Set task: Exclude any images and output the remaining records exactly.

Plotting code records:
══════════════════════════════

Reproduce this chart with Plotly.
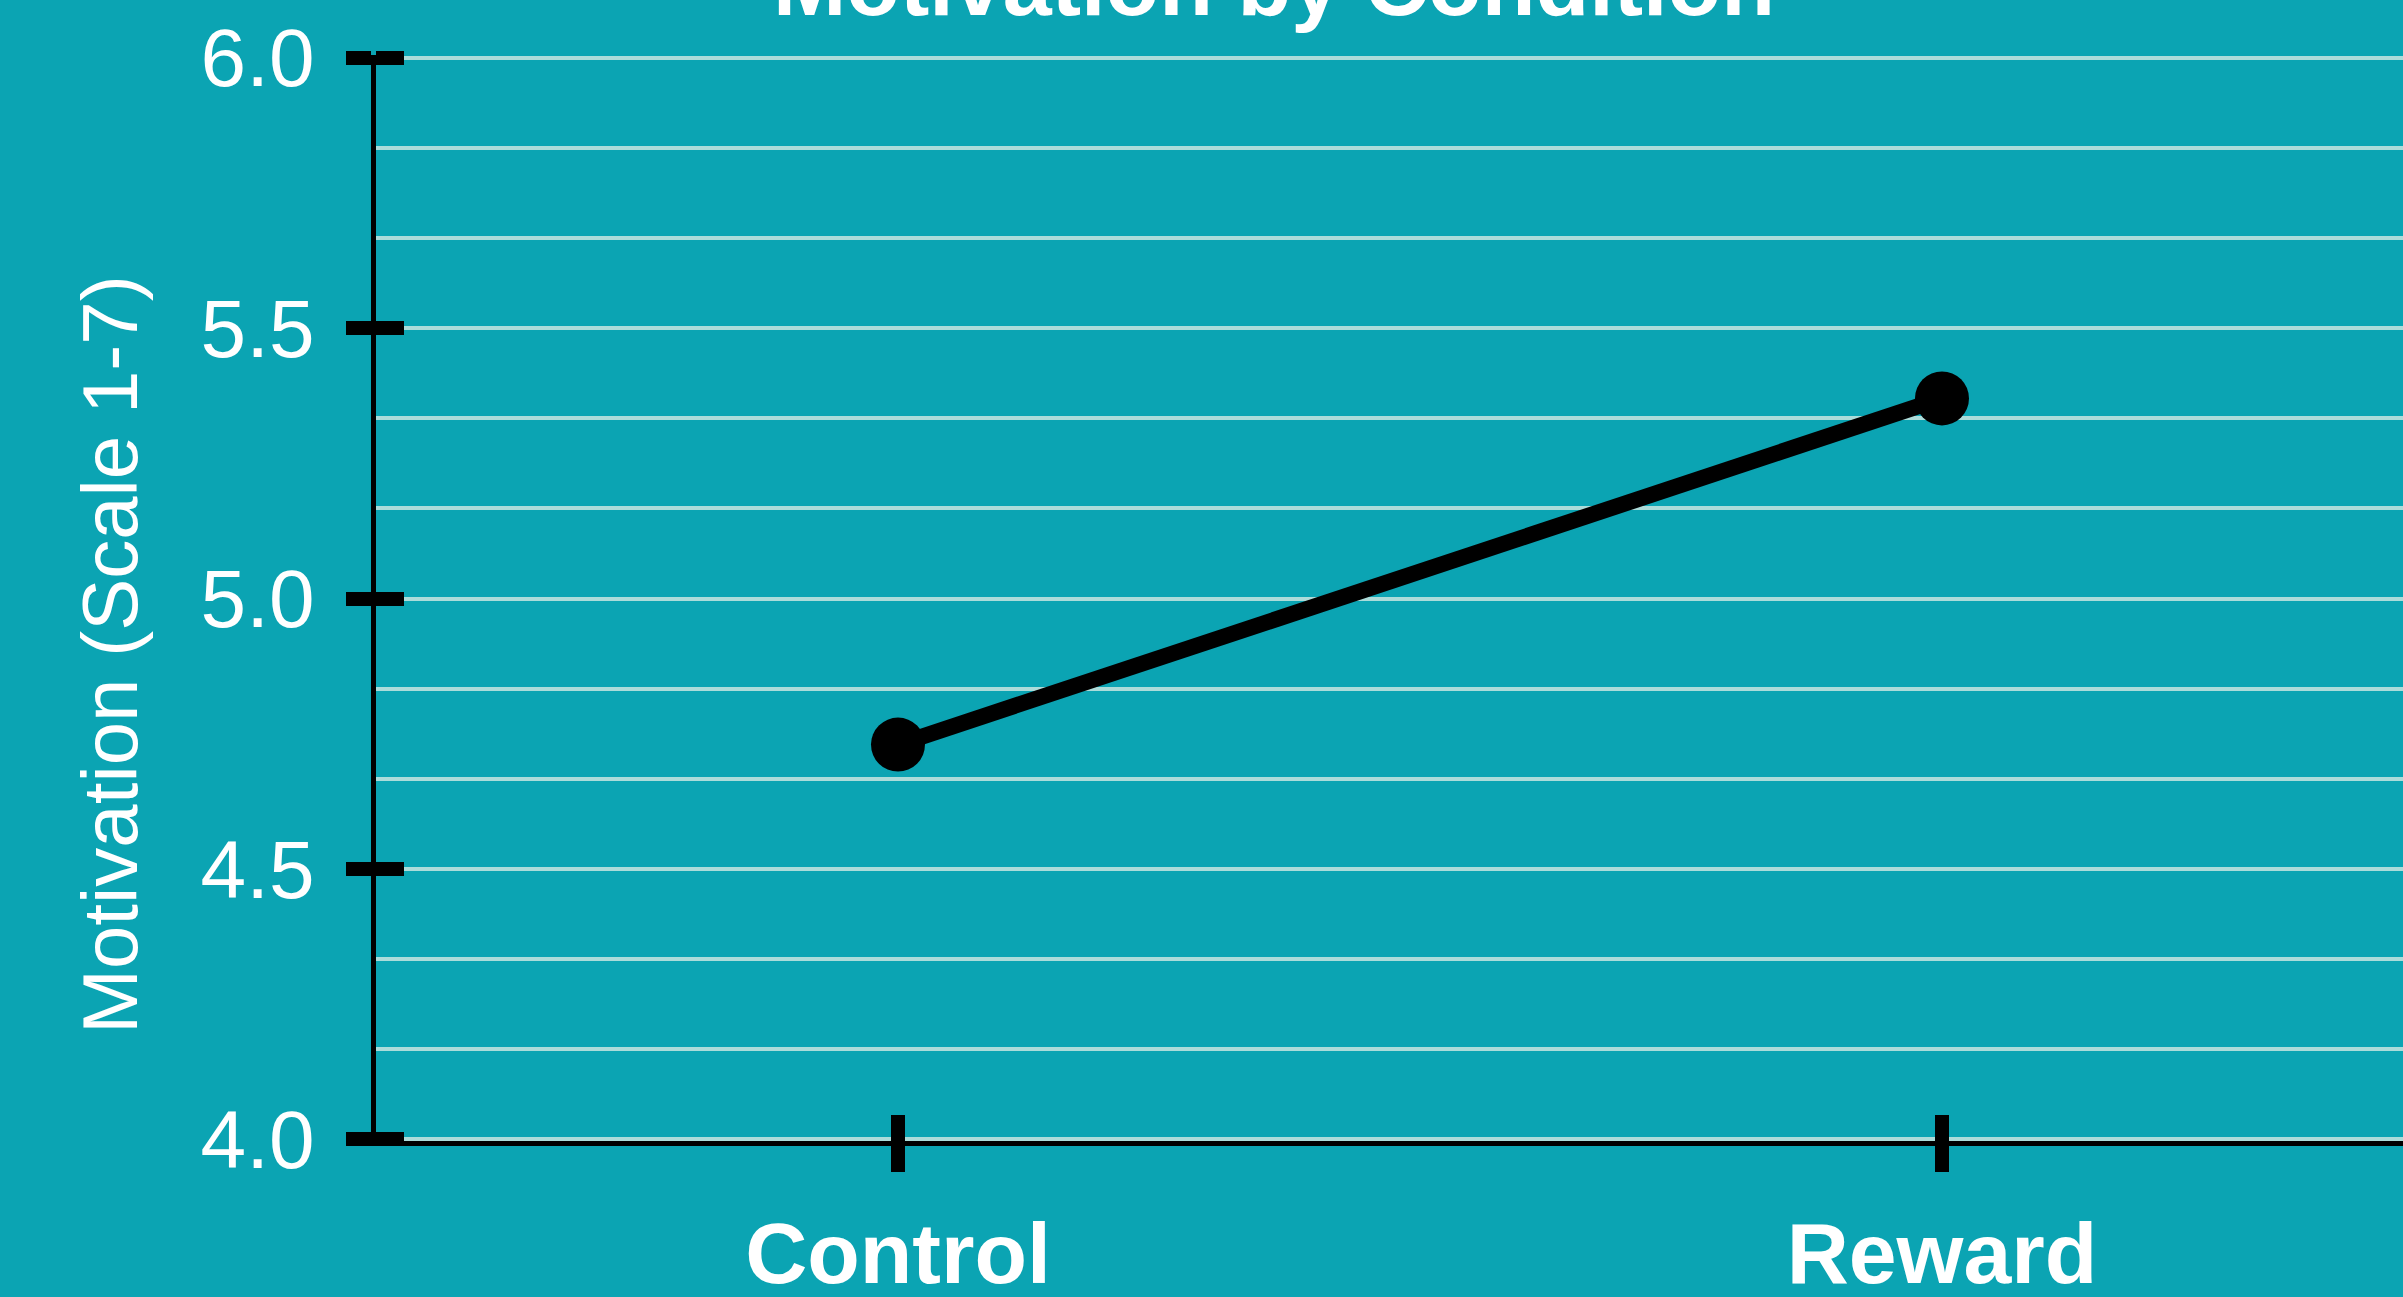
import plotly.graph_objects as go

# Mean motivation per condition
conditions = ["Control", "Reward"]
motivation = [4.73, 5.37]

# Y-axis ticks
y_tick_vals = [4.0, 4.5, 5.0, 5.5, 6.0]
y_tick_text = ["4.0", "4.5", "5.0", "5.5", "6.0"]

TITLE = "Motivation by Condition"
Y_TITLE = "Motivation (Scale 1-7)"

W, H = 2403, 1297
L, R, T, B = 376, 0, 55, 156
PW, PH = W - L - R, H - T - B

BG = "rgb(11,164,179)"
GRID = "rgb(172,220,218)"
FONT = "Liberation Sans, Arial, sans-serif"

x_range = [-0.5, 1.4416]
# small pad so the gridline and tick marks at 6.0 / 4.0 are kept
y_range = [3.997, 6.005]


def px_x(p):
    return (p - L) / PW


def px_y(p):
    return (H - B - p) / PH


fig = go.Figure()
fig.add_trace(go.Scatter(
    x=conditions, y=motivation, mode="lines+markers",
    line=dict(color="black", width=16),
    marker=dict(color="black", size=54),
    showlegend=False, hoverinfo="x+y", cliponaxis=False,
))
# Invisible copy on the overlay axes that carry the inward tick marks
fig.add_trace(go.Scatter(
    x=conditions, y=motivation, xaxis="x2", yaxis="y2",
    mode="markers", marker=dict(opacity=0), showlegend=False, hoverinfo="skip",
))

fig.update_layout(
    width=W, height=H,
    margin=dict(l=L, r=R, t=T, b=B, pad=0, autoexpand=False),
    paper_bgcolor=BG, plot_bgcolor=BG,
    xaxis=dict(
        type="category", categoryorder="array", categoryarray=conditions,
        range=x_range, showgrid=False, zeroline=False, automargin=False,
        showline=True, linecolor="black", linewidth=5,
        ticks="outside", ticklen=26, tickwidth=14, tickcolor="black",
        tickfont=dict(family=FONT, size=86, color="white", weight="bold"),
        ticklabelstandoff=8,
    ),
    yaxis=dict(
        range=y_range, tickmode="array", tickvals=y_tick_vals, ticktext=y_tick_text,
        showgrid=True, gridcolor=GRID, gridwidth=4, zeroline=False, automargin=False,
        showline=True, linecolor="black", linewidth=5,
        ticks="outside", ticklen=25, tickwidth=14, tickcolor="black",
        tickfont=dict(family=FONT, size=82, color="white"),
        ticklabelstandoff=15,
        minor=dict(tick0=4.0, dtick=1/6, showgrid=True, gridcolor=GRID, gridwidth=4, ticks=""),
    ),
    xaxis2=dict(
        type="category", categoryorder="array", categoryarray=conditions,
        overlaying="x", anchor="y", side="bottom", range=x_range, automargin=False,
        showgrid=False, zeroline=False, showline=False, showticklabels=False,
        ticks="inside", ticklen=26, tickwidth=14, tickcolor="black",
    ),
    yaxis2=dict(
        overlaying="y", anchor="x", side="left", range=y_range, automargin=False,
        tickmode="array", tickvals=y_tick_vals,
        showgrid=False, zeroline=False, showline=False, showticklabels=False,
        ticks="inside", ticklen=28, tickwidth=14, tickcolor="black",
    ),
    annotations=[
        dict(text=TITLE, xref="paper", yref="paper",
             x=px_x(1274), y=px_y(36), xanchor="center", yanchor="bottom",
             showarrow=False, font=dict(family=FONT, size=88, color="white", weight="bold")),
        dict(text=Y_TITLE, xref="paper", yref="paper", textangle=-90,
             x=px_x(110), y=px_y(655), xanchor="center", yanchor="middle",
             showarrow=False, font=dict(family=FONT, size=78, color="white")),
    ],
)

fig.write_html("out.html")
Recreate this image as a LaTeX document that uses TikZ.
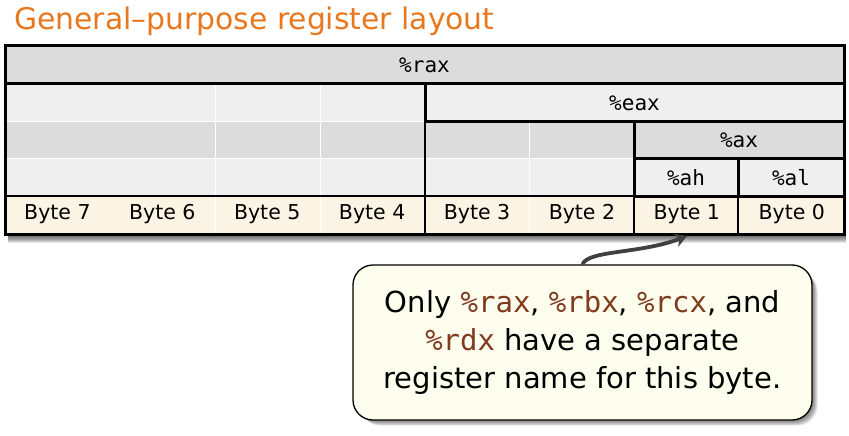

══════════════════════════════

Reply:
Reproduce this chart with Plotly.
import plotly.graph_objects as go

# Mean motivation per condition
conditions = ["Control", "Reward"]
motivation = [4.73, 5.37]

# Y-axis ticks
y_tick_vals = [4.0, 4.5, 5.0, 5.5, 6.0]
y_tick_text = ["4.0", "4.5", "5.0", "5.5", "6.0"]

TITLE = "Motivation by Condition"
Y_TITLE = "Motivation (Scale 1-7)"

W, H = 2403, 1297
L, R, T, B = 376, 0, 55, 156
PW, PH = W - L - R, H - T - B

BG = "rgb(11,164,179)"
GRID = "rgb(172,220,218)"
FONT = "Liberation Sans, Arial, sans-serif"

x_range = [-0.5, 1.4416]
# small pad so the gridline and tick marks at 6.0 / 4.0 are kept
y_range = [3.997, 6.005]


def px_x(p):
    return (p - L) / PW


def px_y(p):
    return (H - B - p) / PH


fig = go.Figure()
fig.add_trace(go.Scatter(
    x=conditions, y=motivation, mode="lines+markers",
    line=dict(color="black", width=16),
    marker=dict(color="black", size=54),
    showlegend=False, hoverinfo="x+y", cliponaxis=False,
))
# Invisible copy on the overlay axes that carry the inward tick marks
fig.add_trace(go.Scatter(
    x=conditions, y=motivation, xaxis="x2", yaxis="y2",
    mode="markers", marker=dict(opacity=0), showlegend=False, hoverinfo="skip",
))

fig.update_layout(
    width=W, height=H,
    margin=dict(l=L, r=R, t=T, b=B, pad=0, autoexpand=False),
    paper_bgcolor=BG, plot_bgcolor=BG,
    xaxis=dict(
        type="category", categoryorder="array", categoryarray=conditions,
        range=x_range, showgrid=False, zeroline=False, automargin=False,
        showline=True, linecolor="black", linewidth=5,
        ticks="outside", ticklen=26, tickwidth=14, tickcolor="black",
        tickfont=dict(family=FONT, size=86, color="white", weight="bold"),
        ticklabelstandoff=8,
    ),
    yaxis=dict(
        range=y_range, tickmode="array", tickvals=y_tick_vals, ticktext=y_tick_text,
        showgrid=True, gridcolor=GRID, gridwidth=4, zeroline=False, automargin=False,
        showline=True, linecolor="black", linewidth=5,
        ticks="outside", ticklen=25, tickwidth=14, tickcolor="black",
        tickfont=dict(family=FONT, size=82, color="white"),
        ticklabelstandoff=15,
        minor=dict(tick0=4.0, dtick=1/6, showgrid=True, gridcolor=GRID, gridwidth=4, ticks=""),
    ),
    xaxis2=dict(
        type="category", categoryorder="array", categoryarray=conditions,
        overlaying="x", anchor="y", side="bottom", range=x_range, automargin=False,
        showgrid=False, zeroline=False, showline=False, showticklabels=False,
        ticks="inside", ticklen=26, tickwidth=14, tickcolor="black",
    ),
    yaxis2=dict(
        overlaying="y", anchor="x", side="left", range=y_range, automargin=False,
        tickmode="array", tickvals=y_tick_vals,
        showgrid=False, zeroline=False, showline=False, showticklabels=False,
        ticks="inside", ticklen=28, tickwidth=14, tickcolor="black",
    ),
    annotations=[
        dict(text=TITLE, xref="paper", yref="paper",
             x=px_x(1274), y=px_y(36), xanchor="center", yanchor="bottom",
             showarrow=False, font=dict(family=FONT, size=88, color="white", weight="bold")),
        dict(text=Y_TITLE, xref="paper", yref="paper", textangle=-90,
             x=px_x(110), y=px_y(655), xanchor="center", yanchor="middle",
             showarrow=False, font=dict(family=FONT, size=78, color="white")),
    ],
)

fig.write_html("out.html")
Recreate this image as a LaTeX document that uses TikZ.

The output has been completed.